Как видим, здесь император Николай предстает в виде «рыцаря печального образа», носителя высоких идеалов и добродетелей, которым уже не находится места в этом «прекрасном и яростном мире». Но можно ли согласиться с подобными оценками об «одиночестве государя»?

Надо отметить, что в литературе о последнем монархе династии Романовых проводилась и совершенно иная мысль. Речь шла о том, что в России «не было почвы для революции, русский народ не бунтовал, а работал и сражался на фронте, но государство разлагалось благодаря разложению правящего класса. Императору Николаю II пришлось нести бремя правления в годы, когда верхние слои населения из творческих обратились в разрушительные элементы. Перед революцией Россия представляла трагическую картину: Царь и Народ — здоровые начала государства, разъединенные прогнившей общественной прослойкой — правящим классом»[iv]. Так считал автор известной в Русском Зарубежье книги о государе Николае II Иван Павлович Якобий.

Схожую точку зрения недавно высказывал и американский автор Л. Геретц: «Усилия Николая II и императрицы Александры войти в духовное общение с русским народом обходилось им очень дорого. Они вызывали отвращение у большинства русской аристократии и способствовали изоляции Императорской Семьи от мощного социального слоя, который, очевидно, являлся главной поддержкой трона, а также вступили в прямую конфронтацию с секулярным (позитивистским) либерализмом, который управлял общественным мнением в России. Падение Императора Николая II было, несомненно, результатом столкновения между монархией и русской элитой. Поскольку причиной этого конфликта явились глубокие различия в философском подходе, можно утверждать, что Император потерял свой трон и жизнь из-за своего религиозного мировоззрения и народной ориентации»[v].

Все приведенные нами подходы и точки зрения отчасти отражают весьма существенные аспекты противоречивой и очень сложной российской действительности начала ХХ. столетия. Однако мы сделали бы в данном случае и некоторые уточнения.

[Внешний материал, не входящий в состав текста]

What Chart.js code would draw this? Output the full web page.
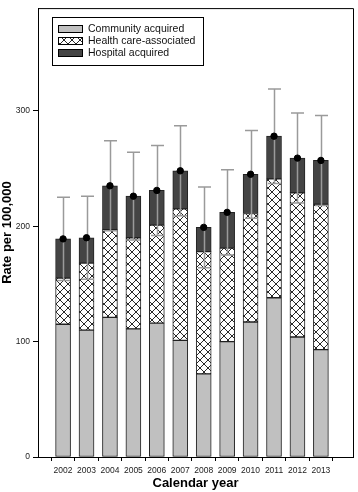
<!DOCTYPE html>
<html>
<head>
<meta charset="utf-8">
<script src="https://cdn.jsdelivr.net/npm/chart.js@4.4.0/dist/chart.umd.min.js"></script>
<style>
  html, body { margin: 0; padding: 0; background: #fff; }
</style>
</head>
<body>
<canvas id="myChart" width="358" height="492"></canvas>
<script>
// data
const years = [2002, 2003, 2004, 2005, 2006, 2007, 2008, 2009, 2010, 2011, 2012, 2013];
const community = [115, 110, 121, 111, 116, 101, 72, 100, 117, 138, 104, 93];
const healthCare = [40, 58, 76, 79, 85, 114, 106, 81, 94, 103, 125, 126];
const hospital = [34, 22, 38, 36, 30, 33, 21, 31, 34, 37, 30, 38];
const totalError = [36, 36, 39, 38, 39, 39, 35, 37, 38, 41, 39, 39];
const yTicks = [0, 100, 200, 300];
const seriesNames = ['Community acquired', 'Health care-associated', 'Hospital acquired'];

const totals = years.map((_, i) => community[i] + healthCare[i] + hospital[i]);

// crosshatch fill
function makeHatch() {
  const c = document.createElement('canvas');
  c.width = 8; c.height = 8;
  const g = c.getContext('2d');
  g.fillStyle = '#fff';
  g.fillRect(0, 0, 8, 8);
  g.strokeStyle = '#111';
  g.lineWidth = 0.9;
  g.beginPath();
  g.moveTo(0, 0); g.lineTo(8, 8);
  g.moveTo(0, 8); g.lineTo(8, 0);
  g.stroke();
  return g.createPattern(c, 'repeat');
}
const ctx = document.getElementById('myChart');
const hatch = makeHatch();

const fills = ['#c0c0c0', hatch, '#444444'];
const FONT = '"Liberation Sans", Arial, sans-serif';

const pts = arr => years.map((y, i) => ({ x: y, y: arr[i] }));

// error bars under the dots
const errorBars = {
  id: 'errorBars',
  beforeDatasetDraw(chart, args) {
    if (args.index !== 3) return;
    const g = chart.ctx, xs = chart.scales.x, ys = chart.scales.y;
    g.save();
    g.strokeStyle = '#9a9a9a';
    g.lineWidth = 1.5;
    years.forEach((yr, i) => {
      const x = Math.round(xs.getPixelForValue(yr)) + 0.5;
      const hi = ys.getPixelForValue(totals[i] + totalError[i]);
      const lo = ys.getPixelForValue(totals[i] - totalError[i]);
      g.beginPath();
      g.moveTo(x, hi); g.lineTo(x, lo);
      g.moveTo(x - 6.5, hi); g.lineTo(x + 6.5, hi);
      g.moveTo(x - 6.5, lo); g.lineTo(x + 6.5, lo);
      g.stroke();
    });
    g.restore();
  }
};

// frame + legend box
const frameLegend = {
  id: 'frameLegend',
  afterDraw(chart) {
    const g = chart.ctx, a = chart.chartArea;
    g.save();
    g.strokeStyle = '#000';
    g.lineWidth = 1;
    g.beginPath();
    g.moveTo(a.left, a.top + 0.5); g.lineTo(a.right + 0.5, a.top + 0.5);
    g.lineTo(a.right + 0.5, a.bottom);
    g.stroke();

    g.fillStyle = '#fff';
    g.fillRect(52.5, 17.5, 151, 48);
    g.strokeRect(52.5, 17.5, 151, 48);
    g.font = '10.5px ' + FONT;
    g.textBaseline = 'middle';
    seriesNames.forEach((name, i) => {
      const y = 29 + i * 12;
      g.fillStyle = fills[i];
      g.fillRect(58.5, y - 3.5, 24, 7);
      g.strokeStyle = '#000';
      g.strokeRect(58.5, y - 3.5, 24, 7);
      g.fillStyle = '#111';
      g.fillText(name, 88, y + 0.5);
    });
    g.restore();
  }
};

const barSet = (label, arr, i) => ({
  type: 'bar',
  label: label,
  data: pts(arr),
  backgroundColor: fills[i],
  borderColor: '#222',
  borderWidth: 1,
  borderSkipped: false,
  barThickness: 15,
  stack: 'bars',
  order: 1
});

const myChart = new Chart(ctx, {
  type: 'bar',
  data: {
    datasets: [
      barSet(seriesNames[0], community, 0),
      barSet(seriesNames[1], healthCare, 1),
      barSet(seriesNames[2], hospital, 2),
      {
        type: 'line',
        label: 'Total',
        data: pts(totals),
        showLine: false,
        pointRadius: 3.2,
        pointBackgroundColor: '#000',
        pointBorderColor: '#000',
        stack: 'dots',
        order: 0
      }
    ]
  },
  options: {
    responsive: false,
    animation: false,
    layout: { padding: { top: 2, right: 5, left: 0, bottom: 0 } },
    plugins: {
      legend: { display: false },
      tooltip: { enabled: false }
    },
    scales: {
      x: {
        type: 'linear',
        stacked: true,
        min: 2000.93,
        max: 2014.37,
        offset: false,
        afterBuildTicks: axis => { axis.ticks = years.map(v => ({ value: v })); },
        afterFit: axis => { axis.height = 35; },
        grid: { drawOnChartArea: false, drawTicks: true, tickLength: 4, color: '#000' },
        border: { display: true, color: '#000' },
        ticks: {
          autoSkip: false,
          maxRotation: 0,
          padding: 5,
          color: '#222',
          font: { family: FONT, size: 8.5 },
          callback: v => String(v)
        },
        title: {
          display: true,
          text: 'Calendar year',
          color: '#000',
          font: { family: FONT, size: 13, weight: 'bold' },
          padding: { top: 0, bottom: 1 }
        }
      },
      y: {
        stacked: true,
        min: 0,
        max: 389,
        afterBuildTicks: axis => { axis.ticks = yTicks.map(v => ({ value: v })); },
        afterFit: axis => { axis.width = 38; },
        grid: { drawOnChartArea: false, drawTicks: true, tickLength: 5, color: '#000' },
        border: { display: true, color: '#000' },
        ticks: {
          padding: 3,
          color: '#222',
          font: { family: FONT, size: 8.5 }
        },
        title: {
          display: true,
          text: 'Rate per 100,000',
          color: '#000',
          font: { family: FONT, size: 13, weight: 'bold' },
          padding: { top: 0, bottom: 0 }
        }
      }
    }
  },
  plugins: [errorBars, frameLegend]
});
</script>
</body>
</html>
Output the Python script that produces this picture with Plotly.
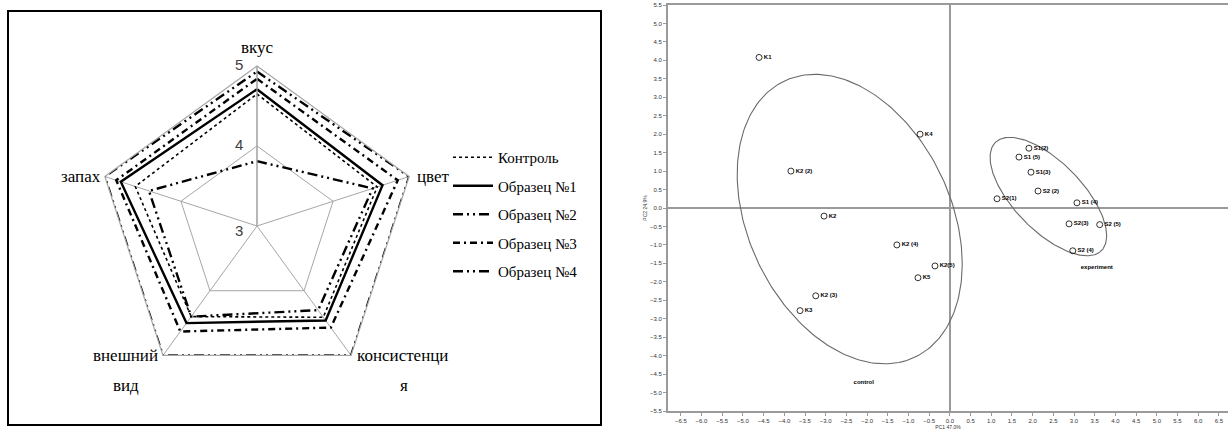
import numpy as np
import plotly.graph_objects as go

W, H = 1228, 434

# ---------------- Radar data ----------------
radar_categories = ["вкус", "цвет", "консистенция", "внешний вид", "запах"]
radar_names = ["Контроль", "Образец №1", "Образец №2", "Образец №3", "Образец №4"]
control_vals = [4.65, 4.58, 4.41, 4.40, 4.60]
sample1_vals = [4.71, 4.65, 4.46, 4.50, 4.79]
sample2_vals = [4.93, 5.00, 5.00, 5.00, 5.00]
sample3_vals = [4.84, 4.85, 4.57, 4.63, 4.85]
sample4_vals = [3.81, 4.52, 4.30, 4.40, 4.42]
radial_ticks = [3, 4, 5]
radial_range = [3, 5]

# category label lines as printed (wrapped) in the picture
label_line1 = ["вкус", "цвет", "консистенци", "внешний", "запах"]
label_line2 = ["", "", "я", "вид", ""]

# ---------------- PCA scatter data ----------------
control_labels = ["K1", "K4", "K2 (2)", "K2", "K2 (4)", "K2(5)", "K5", "K2 (3)", "K3"]
control_pc1 = [-4.61, -0.72, -3.84, -3.04, -1.28, -0.36, -0.77, -3.24, -3.62]
control_pc2 = [4.08, 2.00, 1.00, -0.22, -1.00, -1.57, -1.89, -2.38, -2.78]

exp_labels = ["S1(2)", "S1 (5)", "S1(3)", "S2 (2)", "S2(1)", "S1 (4)", "S2(3)", "S2 (5)", "S2 (4)"]
exp_pc1 = [1.91, 1.67, 1.96, 2.13, 1.14, 3.07, 2.88, 3.62, 2.97]
exp_pc2 = [1.62, 1.38, 0.97, 0.46, 0.25, 0.14, -0.43, -0.45, -1.16]

group_names = ["control", "experiment"]
group_label_x = [-2.08, 3.55]
group_label_y = [-4.73, -1.60]

# ellipse parameters: centre x, centre y, semi-axis a, semi-axis b, rotation (deg)
ellipse_control = [-2.42, -0.30, 4.07, 2.49, -70.2]
ellipse_experiment = [2.38, 0.31, 1.95, 0.87, -50.6]

x_tick_vals = [round(-6.5 + 0.5 * i, 1) for i in range(27)]
y_tick_vals = [round(-5.5 + 0.5 * i, 1) for i in range(23)]

fig = go.Figure()

# ---- radar traces ----
dash_styles = ["dot", "solid", "10px,4px,2px,4px,2px,4px", "7px,4px,2px,4px", "10px,4px,2px,4px,2px,4px"]
widths = [1.6, 2.4, 2.4, 2.4, 2.4]
for i, (name, vals) in enumerate(zip(radar_names,
                                      [control_vals, sample1_vals, sample2_vals, sample3_vals, sample4_vals])):
    fig.add_trace(go.Scatterpolar(
        r=vals + [vals[0]],
        theta=radar_categories + [radar_categories[0]],
        mode="lines",
        name=name,
        line=dict(color="black", width=widths[i], dash=dash_styles[i]),
        legendgroup=name,
        subplot="polar",
    ))

# ---- ellipses ----
def ellipse_xy(p):
    cx, cy, a, b, ang = p
    t = np.linspace(0, 2 * np.pi, 240)
    th = np.deg2rad(ang)
    x = cx + a * np.cos(t) * np.cos(th) - b * np.sin(t) * np.sin(th)
    y = cy + a * np.cos(t) * np.sin(th) + b * np.sin(t) * np.cos(th)
    return x, y

for p in (ellipse_control, ellipse_experiment):
    ex, ey = ellipse_xy(p)
    fig.add_trace(go.Scatter(x=ex, y=ey, mode="lines", showlegend=False,
                             line=dict(color="#6a6a6a", width=1.1), hoverinfo="skip"))

# ---- points ----
for xs, ys, labs in ((control_pc1, control_pc2, control_labels), (exp_pc1, exp_pc2, exp_labels)):
    fig.add_trace(go.Scatter(
        x=xs, y=ys, text=labs, mode="markers+text", textposition="middle right",
        marker=dict(symbol="circle-open", size=6, color="black", line=dict(width=0.8, color="black")),
        textfont=dict(family="Liberation Sans", size=6, color="black", weight="bold"),
        showlegend=False,
    ))

fig.add_trace(go.Scatter(
    x=group_label_x, y=group_label_y, text=group_names, mode="text",
    textfont=dict(family="Liberation Sans", size=6, color="black", weight="bold"), showlegend=False,
))

# ---- radar geometry / labels ----
cx_px, cy_px, R = 257, 226, 160
ang = np.deg2rad(90 - 72 * np.arange(5))
vx = cx_px + R * np.cos(ang)
vy = cy_px - R * np.sin(ang)
serif = dict(family="Liberation Serif", size=17, color="black")
annotations = []
place = [
    dict(dx=0, dy=-19, xanchor="center"),
    dict(dx=6, dy=0, xanchor="left"),
    dict(dx=4, dy=0, xanchor="left"),
    dict(dx=-3, dy=0, xanchor="right"),
    dict(dx=-2, dy=0, xanchor="right"),
]
line2_dx = [0, 0, 53, -37, 0]
for i in range(5):
    px_ = vx[i] + place[i]["dx"]
    py_ = vy[i] + place[i]["dy"]
    annotations.append(dict(text=label_line1[i], x=px_ / W, y=1 - py_ / H, xref="paper", yref="paper",
                            xanchor=place[i]["xanchor"], yanchor="middle", showarrow=False, font=serif))
    if label_line2[i]:
        annotations.append(dict(text=label_line2[i], x=(vx[i] + line2_dx[i]) / W, y=1 - (py_ + 30) / H,
                                xref="paper", yref="paper", xanchor="center", yanchor="middle",
                                showarrow=False, font=serif))
# radial tick labels, placed left of the vertical spoke
for v in radial_ticks:
    ry = cy_px - R * (v - radial_range[0]) / (radial_range[1] - radial_range[0])
    annotations.append(dict(text=str(v), x=(cx_px - 12) / W, y=1 - (ry + (4 if v == 3 else -2)) / H,
                            xref="paper", yref="paper", xanchor="right", yanchor="middle",
                            showarrow=False, font=dict(family="Liberation Sans", size=15, color="#404040")))

fig.update_layout(
    width=W, height=H,
    margin=dict(l=0, r=0, t=0, b=0),
    paper_bgcolor="white",
    plot_bgcolor="white",
    annotations=annotations,
    polar=dict(
        domain=dict(x=[(cx_px - R) / W, (cx_px + R) / W],
                    y=[1 - (cy_px + R) / H, 1 - (cy_px - R) / H]),
        bgcolor="white",
        gridshape="linear",
        radialaxis=dict(range=radial_range, tickvals=radial_ticks, angle=90, showticklabels=False,
                        showline=True, linecolor="#a6a6a6", linewidth=1.2,
                        gridcolor="#a6a6a6", gridwidth=1.2, ticks=""),
        angularaxis=dict(direction="clockwise", rotation=90, showticklabels=False,
                         showline=True, linecolor="#a6a6a6", linewidth=1.2,
                         gridcolor="#a6a6a6", gridwidth=1.2, ticks=""),
    ),
    legend=dict(x=448 / W, y=1 - 141 / H, xanchor="left", yanchor="top",
                traceorder="grouped", tracegroupgap=6,
                font=dict(family="Liberation Serif", size=15, color="black"),
                bgcolor="rgba(0,0,0,0)", itemwidth=40),
    xaxis=dict(domain=[668 / W, 1.0], range=[-6.81, 6.72], automargin=False,
               tickvals=x_tick_vals, tickformat=".1f",
               showline=True, linecolor="#9a9a9a", linewidth=2, mirror=True,
               ticks="outside", ticklen=3, tickcolor="#9a9a9a",
               showgrid=False, zeroline=True, zerolinecolor="#9a9a9a", zerolinewidth=1.5,
               tickfont=dict(family="Liberation Sans", size=6, color="#333"),
               title=dict(text="PC1 47.0%", font=dict(family="Liberation Sans", size=5, color="#333"),
                          standoff=2)),
    yaxis=dict(domain=[1 - 411 / H, 1 - 5 / H], range=[-5.5, 5.5], automargin=False,
               tickvals=y_tick_vals, tickformat=".1f",
               showline=True, linecolor="#9a9a9a", linewidth=2,
               ticks="outside", ticklen=3, tickcolor="#9a9a9a",
               showgrid=False, zeroline=True, zerolinecolor="#9a9a9a", zerolinewidth=1.5,
               tickfont=dict(family="Liberation Sans", size=6, color="#333"),
               title=dict(text="PC2 24.9%", font=dict(family="Liberation Sans", size=5, color="#333"),
                          standoff=2)),
    shapes=[dict(type="rect", xref="paper", yref="paper",
                 x0=8 / W, x1=601 / W, y0=1 - 425 / H, y1=1 - 11 / H,
                 line=dict(color="black", width=2))],
)

fig.write_html("out.html", config={"displayModeBar": False},
               post_script="document.body.style.margin='0';")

Прежде всего, не стоило бы преувеличивать степень народной поддержки как российского самодержавия, так и лично императора Николая II в первые полтора десятилетия ХХ века. Достаточно только вспомнить итоги выборов в Учредительное собрание конца 1917 г. Намного больше всех голосов на них собрали эсеры. Немалое число сторонников оказалось и у других  левых партий. А ведь все они были злейшими врагами и государя, и монархической власти в целом. В этой связи весьма  уместным нам представляется напоминание священника Василия Секачева о том, как встретили отречение государя Николая II в марте 1917 г. солдаты в действующей армии на германском и австрийском фронте: «Ликование на фронте было повсеместное, как на Пасху — это вы в любых воспоминаниях прочтете. Между тем шла Крестопоклонная неделя Великого поста. То есть люди искали земной радости без Креста»[vi].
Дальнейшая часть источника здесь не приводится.